New York Post Online Edition: business: "M'SOFT'S SUITE DEAL

By STEPHEN LYNCH

October 21, 2003 -- For competitors, Microsoft's Office 2003 looks like déjà vu all over again.
Having famously used the dominance of Windows to rule the Internet browser market, the tech giant now is using the ubiquity of Word, Excel and Outlook to attack the server software industry.
Some of the new features of Office 2003, which will be unveiled here today by Bill Gates, won't even work without another program, Microsoft Windows Server 2003.

'Clearly a main goal here is attaching server software to Office,' said Joe Wilcox, an analyst with Jupiter Research. 'They're trying to leverage sales.' The Office suite of programs is used by more than 90 percent of all business PCs in the nation. It's Microsoft's cash cow, generating $7 billion in operating earnings in the fiscal year 2003 - accounting for 28.6 percent of Microsoft's revenues and more than half its earnings.

But on the server side, Microsoft is locked in a battle with IBM, Novell and Oracle, among others.
Now, to pump up server-software sales, Microsoft has tied Office even more closely to its mainframe products.
For instance, the new Office allows 'rights management,' the ability to tag a file so that only certain employees may open it. However, that only works if Office is running through Microsoft's server software.
Analysts say the industry should expect the same sort of 'integration' in the new version of Windows, code-named 'Longhorn,' when it premieres in 2006.

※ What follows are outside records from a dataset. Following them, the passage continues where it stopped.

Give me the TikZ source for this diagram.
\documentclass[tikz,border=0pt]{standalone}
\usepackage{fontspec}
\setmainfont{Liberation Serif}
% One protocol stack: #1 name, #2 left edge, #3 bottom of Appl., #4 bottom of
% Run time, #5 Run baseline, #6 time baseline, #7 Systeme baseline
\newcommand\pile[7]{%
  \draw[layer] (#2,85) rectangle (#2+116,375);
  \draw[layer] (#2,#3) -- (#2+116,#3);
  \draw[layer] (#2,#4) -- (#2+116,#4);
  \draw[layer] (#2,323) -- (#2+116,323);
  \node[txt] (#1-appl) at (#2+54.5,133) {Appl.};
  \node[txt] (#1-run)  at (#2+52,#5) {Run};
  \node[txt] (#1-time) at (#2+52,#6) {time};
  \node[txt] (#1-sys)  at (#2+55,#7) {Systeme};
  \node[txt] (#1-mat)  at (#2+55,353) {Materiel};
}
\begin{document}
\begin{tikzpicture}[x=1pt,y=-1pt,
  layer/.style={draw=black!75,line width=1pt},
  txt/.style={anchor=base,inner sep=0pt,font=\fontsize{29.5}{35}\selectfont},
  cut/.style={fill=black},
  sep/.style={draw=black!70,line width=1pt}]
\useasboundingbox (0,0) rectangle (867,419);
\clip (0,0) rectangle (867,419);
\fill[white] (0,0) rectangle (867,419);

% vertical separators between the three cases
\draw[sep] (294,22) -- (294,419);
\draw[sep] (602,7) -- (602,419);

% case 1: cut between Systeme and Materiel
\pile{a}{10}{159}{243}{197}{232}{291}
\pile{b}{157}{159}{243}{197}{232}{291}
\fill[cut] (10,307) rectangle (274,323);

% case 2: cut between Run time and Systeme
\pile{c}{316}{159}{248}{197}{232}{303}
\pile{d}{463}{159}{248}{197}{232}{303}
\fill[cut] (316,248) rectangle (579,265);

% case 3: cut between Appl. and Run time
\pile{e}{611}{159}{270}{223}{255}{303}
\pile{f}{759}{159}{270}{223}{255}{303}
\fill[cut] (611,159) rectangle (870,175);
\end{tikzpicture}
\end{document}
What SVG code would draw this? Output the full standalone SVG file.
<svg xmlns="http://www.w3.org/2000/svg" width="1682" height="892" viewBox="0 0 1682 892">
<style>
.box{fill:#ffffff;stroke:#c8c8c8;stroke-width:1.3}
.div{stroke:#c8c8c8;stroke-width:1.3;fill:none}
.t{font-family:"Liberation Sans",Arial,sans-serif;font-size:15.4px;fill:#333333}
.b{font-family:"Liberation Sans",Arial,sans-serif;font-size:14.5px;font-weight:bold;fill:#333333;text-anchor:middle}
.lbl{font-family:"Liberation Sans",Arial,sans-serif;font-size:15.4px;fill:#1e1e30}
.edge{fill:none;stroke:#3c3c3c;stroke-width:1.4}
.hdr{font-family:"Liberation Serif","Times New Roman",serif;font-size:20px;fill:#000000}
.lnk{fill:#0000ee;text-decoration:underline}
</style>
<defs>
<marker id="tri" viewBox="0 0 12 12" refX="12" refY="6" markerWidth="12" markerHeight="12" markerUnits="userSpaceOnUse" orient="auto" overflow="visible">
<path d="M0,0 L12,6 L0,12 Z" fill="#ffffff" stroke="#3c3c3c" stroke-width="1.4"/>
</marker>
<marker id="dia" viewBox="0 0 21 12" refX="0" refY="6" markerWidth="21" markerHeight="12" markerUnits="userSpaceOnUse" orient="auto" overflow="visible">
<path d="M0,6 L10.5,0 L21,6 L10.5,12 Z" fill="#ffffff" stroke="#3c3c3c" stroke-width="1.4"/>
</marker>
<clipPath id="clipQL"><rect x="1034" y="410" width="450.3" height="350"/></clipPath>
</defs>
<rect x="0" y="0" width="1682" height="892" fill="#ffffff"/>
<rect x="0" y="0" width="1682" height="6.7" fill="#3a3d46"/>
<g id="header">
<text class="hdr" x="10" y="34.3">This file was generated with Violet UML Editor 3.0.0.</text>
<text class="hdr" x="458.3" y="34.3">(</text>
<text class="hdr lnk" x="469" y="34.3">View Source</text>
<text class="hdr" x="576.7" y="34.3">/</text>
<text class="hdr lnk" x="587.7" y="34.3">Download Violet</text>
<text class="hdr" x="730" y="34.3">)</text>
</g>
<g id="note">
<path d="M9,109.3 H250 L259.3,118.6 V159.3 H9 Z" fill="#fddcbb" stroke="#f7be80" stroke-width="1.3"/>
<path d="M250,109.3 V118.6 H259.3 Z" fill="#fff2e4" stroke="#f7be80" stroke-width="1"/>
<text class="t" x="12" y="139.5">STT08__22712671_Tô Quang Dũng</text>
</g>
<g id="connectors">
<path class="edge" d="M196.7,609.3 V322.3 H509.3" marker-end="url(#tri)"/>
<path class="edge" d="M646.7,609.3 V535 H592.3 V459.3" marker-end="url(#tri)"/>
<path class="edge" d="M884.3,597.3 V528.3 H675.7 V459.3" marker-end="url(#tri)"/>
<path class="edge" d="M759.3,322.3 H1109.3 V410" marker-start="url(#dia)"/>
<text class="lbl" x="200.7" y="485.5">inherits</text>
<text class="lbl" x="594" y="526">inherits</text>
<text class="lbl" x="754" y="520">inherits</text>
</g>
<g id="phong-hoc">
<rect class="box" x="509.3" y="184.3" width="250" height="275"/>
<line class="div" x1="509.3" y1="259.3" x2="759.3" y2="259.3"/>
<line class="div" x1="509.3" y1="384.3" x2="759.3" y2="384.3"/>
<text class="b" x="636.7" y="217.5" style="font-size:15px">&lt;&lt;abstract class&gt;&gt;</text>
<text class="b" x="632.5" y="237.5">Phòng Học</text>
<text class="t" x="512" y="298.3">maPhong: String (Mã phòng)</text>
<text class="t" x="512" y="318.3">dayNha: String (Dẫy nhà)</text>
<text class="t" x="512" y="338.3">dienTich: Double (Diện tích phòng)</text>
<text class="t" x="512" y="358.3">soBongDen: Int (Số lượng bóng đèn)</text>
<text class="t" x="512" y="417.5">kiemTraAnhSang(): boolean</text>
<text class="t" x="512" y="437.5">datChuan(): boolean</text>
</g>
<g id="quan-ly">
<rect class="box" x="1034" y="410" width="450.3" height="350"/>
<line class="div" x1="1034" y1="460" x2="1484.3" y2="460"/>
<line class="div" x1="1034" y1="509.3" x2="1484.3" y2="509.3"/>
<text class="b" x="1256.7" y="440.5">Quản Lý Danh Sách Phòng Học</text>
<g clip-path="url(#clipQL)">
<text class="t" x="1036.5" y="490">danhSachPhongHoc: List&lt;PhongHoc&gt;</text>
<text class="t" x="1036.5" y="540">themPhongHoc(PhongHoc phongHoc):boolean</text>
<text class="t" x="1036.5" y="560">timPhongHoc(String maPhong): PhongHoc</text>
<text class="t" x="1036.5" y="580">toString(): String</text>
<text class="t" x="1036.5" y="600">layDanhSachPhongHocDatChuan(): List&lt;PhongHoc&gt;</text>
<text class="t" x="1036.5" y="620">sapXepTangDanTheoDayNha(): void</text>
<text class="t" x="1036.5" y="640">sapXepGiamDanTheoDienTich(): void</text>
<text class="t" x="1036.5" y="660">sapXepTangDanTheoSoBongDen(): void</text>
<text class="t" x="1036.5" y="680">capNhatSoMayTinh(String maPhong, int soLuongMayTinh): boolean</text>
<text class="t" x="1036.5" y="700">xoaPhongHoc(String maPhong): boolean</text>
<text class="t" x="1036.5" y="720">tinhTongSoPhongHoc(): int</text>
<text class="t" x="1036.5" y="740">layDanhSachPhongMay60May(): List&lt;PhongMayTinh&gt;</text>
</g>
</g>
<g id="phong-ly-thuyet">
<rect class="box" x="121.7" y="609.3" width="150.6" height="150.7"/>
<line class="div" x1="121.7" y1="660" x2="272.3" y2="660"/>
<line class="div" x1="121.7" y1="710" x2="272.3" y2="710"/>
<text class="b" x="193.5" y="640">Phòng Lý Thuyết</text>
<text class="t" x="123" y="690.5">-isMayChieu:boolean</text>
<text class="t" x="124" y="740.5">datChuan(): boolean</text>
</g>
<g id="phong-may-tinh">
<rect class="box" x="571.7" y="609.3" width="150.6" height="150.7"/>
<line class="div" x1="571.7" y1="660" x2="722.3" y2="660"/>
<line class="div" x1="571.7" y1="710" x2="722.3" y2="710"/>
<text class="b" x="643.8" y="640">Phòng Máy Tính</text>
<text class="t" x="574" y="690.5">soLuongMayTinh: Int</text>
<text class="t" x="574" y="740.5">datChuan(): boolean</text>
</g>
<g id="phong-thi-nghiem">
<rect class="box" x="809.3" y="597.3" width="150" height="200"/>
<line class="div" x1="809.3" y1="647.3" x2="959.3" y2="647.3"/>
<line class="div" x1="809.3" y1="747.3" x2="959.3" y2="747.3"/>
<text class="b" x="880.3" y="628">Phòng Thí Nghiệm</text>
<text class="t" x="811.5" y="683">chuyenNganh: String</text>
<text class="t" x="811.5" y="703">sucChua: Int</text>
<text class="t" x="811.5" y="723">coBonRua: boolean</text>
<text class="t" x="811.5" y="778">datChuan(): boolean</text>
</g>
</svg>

But Microsoft is trying to avoid the antitrust battles that followed the Internet Explorer 'bundling.' The company says it doesn't force anyone to buy its server products - it simply notes that Office will work better with them"





I forsee a fight over this tactic. It's a nice try by Microsoft, but it's going to cause the courts to notch up their scrutiny, IF it makes it past them at all. It's a mistake, plain and simple. This is tthe wrong tactic at the wrong time.